It’s not unusual for final stage clinical trials to hit a problem — indeed, they are designed to scale up the number of participants to thousands or tens of thousands to tease out side effects that may be very rare. Last month, British firm AstraZeneca became the first in the world to announce a pause of its vaccine trials after one patient in Britain was diagnosed with an inflammatory condition affecting the spine. The trial was later resumed around the world but remains suspended in the US for reasons that are unclear. Doctor and scientist Eric Topol, who directs the Scripps Research Institute, tweeted that he was surprised to hear about the safety concern with Lilly’s antibody treatment, because earlier stages didn’t reveal any serious side effects. “Hopefully a brief pause and we’ll get details quickly. Good to be cautious,” he said.

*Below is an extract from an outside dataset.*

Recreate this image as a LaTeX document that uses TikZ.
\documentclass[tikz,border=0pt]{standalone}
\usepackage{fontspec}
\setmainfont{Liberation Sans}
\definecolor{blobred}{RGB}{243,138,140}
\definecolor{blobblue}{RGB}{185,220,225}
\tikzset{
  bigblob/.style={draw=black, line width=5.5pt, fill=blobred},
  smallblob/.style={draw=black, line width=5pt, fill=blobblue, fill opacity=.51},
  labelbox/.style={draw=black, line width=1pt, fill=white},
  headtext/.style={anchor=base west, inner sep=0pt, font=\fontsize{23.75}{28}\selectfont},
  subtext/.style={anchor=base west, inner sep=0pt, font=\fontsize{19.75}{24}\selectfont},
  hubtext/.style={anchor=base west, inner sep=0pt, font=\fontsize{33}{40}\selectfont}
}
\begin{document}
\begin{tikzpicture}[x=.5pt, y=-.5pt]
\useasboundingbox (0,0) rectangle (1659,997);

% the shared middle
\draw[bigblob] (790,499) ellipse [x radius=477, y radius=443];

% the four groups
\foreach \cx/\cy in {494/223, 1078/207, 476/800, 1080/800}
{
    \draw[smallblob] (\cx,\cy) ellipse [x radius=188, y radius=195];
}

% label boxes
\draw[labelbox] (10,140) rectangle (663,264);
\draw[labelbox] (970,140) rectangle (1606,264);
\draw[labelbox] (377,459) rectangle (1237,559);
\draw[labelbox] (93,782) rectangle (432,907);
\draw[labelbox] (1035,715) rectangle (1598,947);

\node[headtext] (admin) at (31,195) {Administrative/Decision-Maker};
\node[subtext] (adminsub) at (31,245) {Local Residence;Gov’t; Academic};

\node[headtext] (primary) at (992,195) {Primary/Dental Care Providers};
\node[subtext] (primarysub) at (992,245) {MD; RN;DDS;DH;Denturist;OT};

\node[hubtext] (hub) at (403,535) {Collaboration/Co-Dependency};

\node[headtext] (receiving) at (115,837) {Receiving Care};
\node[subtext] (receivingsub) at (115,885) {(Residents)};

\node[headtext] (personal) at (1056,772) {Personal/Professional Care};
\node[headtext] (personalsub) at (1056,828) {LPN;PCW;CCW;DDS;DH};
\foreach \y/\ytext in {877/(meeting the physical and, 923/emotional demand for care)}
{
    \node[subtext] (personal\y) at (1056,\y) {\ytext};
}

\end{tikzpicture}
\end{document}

“Lilly is supportive of the decision by the independent DSMB (data safety monitoring board) to cautiously ensure the safety of the patients participating in this study,” a spokesperson told AFP in a statement Tuesday. The study began in August across more than 50 sites in the United States, Denmark and Singapore with the aim of recruiting 10,000 people. Lab-produced antibody treatments have been making headlines recently after US President Donald Trump credited one therapy, developed by biotech firm Regeneron, with curing him of Covid-19.
Both Lilly and Regeneron last week applied to the US Food and Drug Administration for emergency use authorizations for their treatments. Monoclonal antibodies are a relatively new class of drugs that are best known for treating certain types of cancer and autoimmune disease. Human immune systems produce antibodies, which are infection-fighting proteins, and vaccines teach our bodies to be prepared to make the right ones for particular pathogens. The Covid-19 treatment studied in the paused trial was based on an effective antibody Lilly found in a recovered patient. The host immune cells that produce the antibodies can be cultured in a lab to produce the desired proteins en masse.

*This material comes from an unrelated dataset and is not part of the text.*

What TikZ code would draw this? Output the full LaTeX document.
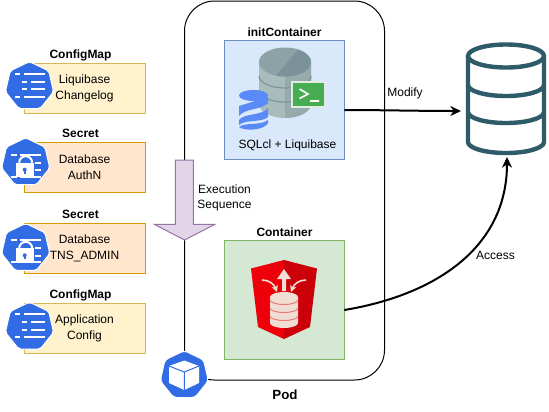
\documentclass[tikz,border=0pt]{standalone}
\usepackage{fontspec}
\setmainfont{Liberation Sans}
\usetikzlibrary{arrows.meta,shapes.geometric}

\definecolor{kubeblue}{RGB}{50,108,229}
\definecolor{dbteal}{RGB}{47,91,105}
\definecolor{drumbody}{RGB}{169,188,188}
\definecolor{drumshade}{RGB}{150,171,172}
\definecolor{drumline}{RGB}{125,150,152}
\definecolor{drumtop}{RGB}{140,162,167}
\definecolor{drumtopdark}{RGB}{122,146,152}
\definecolor{liquiblue}{RGB}{90,138,248}
\definecolor{shieldred}{RGB}{238,0,10}
\definecolor{shielddark}{RGB}{204,0,8}
\definecolor{shieldpale}{RGB}{240,222,212}
\definecolor{shieldline}{RGB}{235,120,115}

\tikzset{
  cfgbox/.style={draw={rgb,255:red,214;green,182;blue,86},fill={rgb,255:red,255;green,242;blue,204},line width=0.75,minimum width=90.75pt,minimum height=37.5pt,inner sep=0pt,align=center,font=\fontsize{9}{11.5}\selectfont},
  secbox/.style={cfgbox,draw={rgb,255:red,215;green,155;blue,0},fill={rgb,255:red,255;green,230;blue,204}},
  ctrbox/.style={line width=0.75,minimum width=90pt,minimum height=89.5pt,inner sep=0pt},
  kubehept/.style={regular polygon,regular polygon sides=7,fill=kubeblue,draw=white,line width=0.75,rounded corners=1.5pt,minimum size=37pt,inner sep=0pt,outer sep=0pt},
  plaintext/.style={inner sep=0.75pt,align=left,font=\fontsize{9}{11.25}\selectfont},
  titletext/.style={inner sep=0.75pt,font=\fontsize{9}{11.25}\selectfont\bfseries},
  flowline/.style={line width=1.5,-{Stealth[length=8pt,width=7.5pt,inset=2.5pt]}},
  glyph/.style={white,line width=1.5}
}

% lines of the configmap icon
\newcommand{\cfgglyph}[1]{
\begin{scope}[shift={(#1)}]
\draw [glyph] (-14.7,-11.7) -- (-9.3,-11.7) (-6,-11.7) -- (15,-11.7) ;
\draw [glyph] (-7.3,-4) -- (-2.7,-4) (1.3,-4) -- (15,-4) ;
\draw [glyph] (-7.3,3.7) -- (-2.7,3.7) (1.3,3.7) -- (15,3.7) ;
\draw [glyph] (-14.7,11) -- (-9.3,11) (-6,11) -- (15,11) ;
\end{scope}
}
% lines and lock of the secret icon
\newcommand{\secglyph}[1]{
\begin{scope}[shift={(#1)}]
\draw [glyph] (-15,-7) -- (-9,-7) (-6,-7) -- (15,-7) ;
\draw [glyph] (9,1) -- (15,1) (9,8.5) -- (15,8.5) ;
\draw [glyph] (-15,15) -- (-9,15) (-6,15) -- (15,15) ;
\draw [white,line width=1.5] (-6.5,1) arc [start angle=180,end angle=360,x radius=6.5,y radius=6.5] ;
\fill [white] (-10,1) rectangle (8,15.5) ;
\fill [kubeblue] (-1,8) circle [radius=2] ;
\fill [kubeblue] (-1.8,8) rectangle (-0.2,12) ;
\end{scope}
}

\begin{document}
\begin{tikzpicture}[x=0.75pt,y=0.75pt,yscale=-1,xscale=1]
\useasboundingbox (0,0) rectangle (549,411);

%Shape: Pod outline
\node (podbox) at (284.5,190.5) [draw,line width=0.75,rounded corners=22.5pt,minimum width=150pt,minimum height=284.25pt,inner sep=0pt] {};

%Shape: Containers
\node (initbox) at (284.3,100.3) [ctrbox,draw={rgb,255:red,108;green,142;blue,191},fill={rgb,255:red,218;green,232;blue,252}] {};
\node (appbox) at (284.3,300.3) [ctrbox,draw={rgb,255:red,130;green,179;blue,102},fill={rgb,255:red,213;green,232;blue,212}] {};

%Shape: Execution arrow
\draw [draw={rgb,255:red,150;green,115;blue,166},fill={rgb,255:red,225;green,213;blue,231},line width=0.75] (175.3,160) -- (193.3,160) -- (193.3,224.3) -- (215,224.3) -- (184.5,240) -- (154.3,224.3) -- (175.3,224.3) -- cycle ;

%Shape: Config and secret boxes
\node (logbox) at (84.5,88.3) [cfgbox] {Liquibase\\Changelog};
\node (authbox) at (84.5,167.3) [secbox] {Database\\AuthN};
\node (tnsbox) at (84.5,248.3) [secbox] {Database\\TNS\_ADMIN};
\node (cfgbox) at (84.5,328.3) [cfgbox] {Application\\Config};

%Shape: Kubernetes icons
\node (logicon) at (29.5,86.3) [kubehept] {};
\cfgglyph{29.5,85.5}
\node (authicon) at (25.7,162.5) [kubehept] {};
\secglyph{25.7,161.7}
\node (tnsicon) at (25.7,248.1) [kubehept] {};
\secglyph{25.7,247.3}
\node (cfgicon) at (29.5,326.8) [kubehept] {};
\cfgglyph{29.5,326}
\node (podicon) at (184.3,375.3) [kubehept,rounded corners=2.5pt] {};
\fill [white] (184.3,360.5) -- (199,366) -- (199,383) -- (184.3,390) -- (169,383) -- (169,366) -- cycle ;
\draw [kubeblue,line width=0.75] (169,366) -- (184.3,372) -- (199,366) (184.3,372) -- (184.3,390) ;

%Shape: Database of the SQLcl image
\fill [drumbody] (259,62) -- (259,104) arc [start angle=180,end angle=0,x radius=26,y radius=14] -- (311,62) -- cycle ;
\fill [drumshade] (285,70) -- (311,62) -- (311,104) arc [start angle=0,end angle=90,x radius=26,y radius=14] -- cycle ;
\draw [drumline,line width=0.9] (259,76) arc [start angle=180,end angle=0,x radius=26,y radius=12] ;
\draw [drumline,line width=0.9] (259,90) arc [start angle=180,end angle=0,x radius=26,y radius=12] ;
\fill [drumtop] (285,62) ellipse [x radius=26,y radius=14.5] ;
\fill [drumtopdark] (276,75.6) -- (298,49.5) arc [start angle=-60,end angle=110,x radius=26,y radius=14.5] -- cycle ;
% terminal
\draw [fill={rgb,255:red,70;green,174;blue,80},draw={rgb,255:red,225;green,235;blue,225},line width=1] (292,82) rectangle (325,107) ;
\draw [white,line width=1.2] (299.5,89) -- (308,94) -- (299.5,98.5) (310,101) -- (319,101) ;
% liquibase drum
\fill [liquiblue] (239,106) -- (268,97) -- (268,103) .. controls (262,110) and (245,108) .. (239,116) -- cycle ;
\fill [liquiblue] (239,120) .. controls (244,113) and (262,116) .. (268,108) -- (268,117) .. controls (262,123) and (245,119) .. (239,125) -- cycle ;
\fill [liquiblue] (239,127) .. controls (245,122) and (260,126) .. (268,120) -- (268,123) .. controls (264,131) and (243,131) .. (239,127) -- cycle ;
\fill [liquiblue] (253.5,95.5) ellipse [x radius=14.5,y radius=5.5] ;

%Shape: Shield of the application image
\fill [shieldred] (284,260) -- (251,268.5) -- (258,327) -- (284,339) -- cycle ;
\fill [shielddark] (284,260) -- (317,268.5) -- (310,327) -- (284,339) -- cycle ;
\fill [shieldpale] (270,297) -- (270,323) arc [start angle=180,end angle=0,x radius=14,y radius=5] -- (298,297) -- cycle ;
\fill [shieldpale] (284,297) ellipse [x radius=14,y radius=5] ;
\draw [shieldline,line width=0.75] (270,300) arc [start angle=180,end angle=0,x radius=14,y radius=4.5] ;
\draw [shieldline,line width=0.75] (270,308) arc [start angle=180,end angle=0,x radius=14,y radius=4.5] ;
\draw [shieldline,line width=0.75] (270,316) arc [start angle=180,end angle=0,x radius=14,y radius=4.5] ;
\fill [shieldpale] (282,291) -- (282,279) -- (277,279) -- (284,269) -- (291,279) -- (286,279) -- (286,291) -- cycle ;
\draw [shieldpale,line width=1.2,-{Stealth[length=5pt,width=5pt]}] (262,280) .. controls (269,280) and (274,284) .. (277,292) ;
\draw [shieldpale,line width=1.2,-{Stealth[length=5pt,width=5pt]}] (306,280) .. controls (299,280) and (294,284) .. (291,292) ;

%Shape: Database icon
\node (dbicon) at (506,99) [minimum width=60pt,minimum height=85pt,inner sep=0pt] {};
\draw [dbteal,line width=3.3] (468,56) -- (468,142) arc [start angle=180,end angle=0,x radius=38,y radius=11] -- (544,56) ;
\draw [dbteal,line width=3.3] (506,56) ellipse [x radius=38,y radius=11.5] ;
\draw [dbteal,line width=3.3] (468,85) arc [start angle=180,end angle=0,x radius=38,y radius=11] ;
\draw [dbteal,line width=3.3] (468,112) arc [start angle=180,end angle=0,x radius=38,y radius=11] ;

%Straight Lines
\coordinate (initout) at (344.3,110);
\coordinate (dbleft) at (461,111);
\coordinate (appout) at (344.3,310);
\coordinate (dbbottom) at (507,157);
\draw [flowline] (initout) .. controls (380,110) and (420,111) .. (dbleft) ;
\draw [flowline] (appout) .. controls (435,295) and (507,248) .. (dbbottom) ;

% Text Node
\node (logtitle) at (80.5,55) [titletext] {ConfigMap};
% Text Node
\node (authtitle) at (80.5,133.5) [titletext] {Secret};
% Text Node
\node (tnstitle) at (80.5,214.5) [titletext] {Secret};
% Text Node
\node (cfgtitle) at (80.5,295) [titletext] {ConfigMap};
% Text Node
\node (inittitle) at (284.5,32) [titletext] {initContainer};
% Text Node
\node (apptitle) at (284.5,232) [titletext] {Container};
% Text Node
\node (podtitle) at (285,395) [titletext,font=\fontsize{10}{12}\selectfont\bfseries] {Pod};
% Text Node
\node (sqlcltext) at (287.5,145) [plaintext] {SQLcl + Liquibase};
% Text Node
\node (seqtext) at (224.5,197.5) [plaintext,align=center] {Execution\\Sequence};
% Text Node
\node (modifytext) at (405,93) [plaintext] {Modify};
% Text Node
\node (accesstext) at (495.5,255) [plaintext] {Access};

\end{tikzpicture}
\end{document}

Lilly didn’t disclose any details about the safety concern or how many people are affected. But generally speaking, mild side effects of intravenously administered therapies can include fevers, chills and fatigue, while moderate to severe infusions can cause chest pain and shortness of breath.
J&J, meanwhile, moved to buoy confidence in its vaccine. “It’s not at all unusual for unexpected illnesses (to occur) in large studies over their duration,” Mammen said in a conference call. “In some cases, serious adverse events… may have something or nothing to do with the drug or vaccine being investigated,” he said. The final stage of J&J’s trial had started recruiting participants in late September, with a goal of enrolling volunteers across more than 200 US and international locations. J&J is one of 11 organizations globally to begin a Phase 3 trial on a Covid-19 vaccine.
Washington has given the multinational about $1.45 billion in funding under Operation Warp Speed. The vaccine is based on a single dose of a cold-causing adenovirus, modified so that it can no longer replicate, combined with a part of the new coronavirus called the spike protein that it uses to invade human cells. J&J used the same technology in its Ebola vaccine, which received marketing approval from the European Commission in July. At close of trading, J&J was down 2.3 percent while Lilly was down 2.9 percent.
Meanwhile, the World Bank said Tuesday that it approved $12 billion for developing countries to finance the purchase and distribution of Covid-19 vaccines, tests and treatment. The financing “aims to support vaccination of up to a billion people,” the bank said in a statement. The money is part of an overall World Bank Group (WBG) package of up to $160 billion through June 2021 designed to help developing countries battle the novel coronavirus pandemic. “This financing package helps signal to the research and pharmaceutical industry that citizens in developing countries also need access to safe and effective Covid-19 vaccines,” the statement read. “It will also provide financing and technical support so that developing countries can prepare for deploying vaccines at scale, in coordination with international partners.”
Access to safe and effective vaccines “and strengthened delivery systems is key to alter the course of the pandemic and help countries experiencing catastrophic economic and fiscal impacts move toward a resilient recovery,” World Bank Group President David Malpass said in the statement. The financing “will also support countries to access to Covid-19 tests and treatments, and expand immunization capacity to help health systems deploy the vaccines effectively,” the statement added.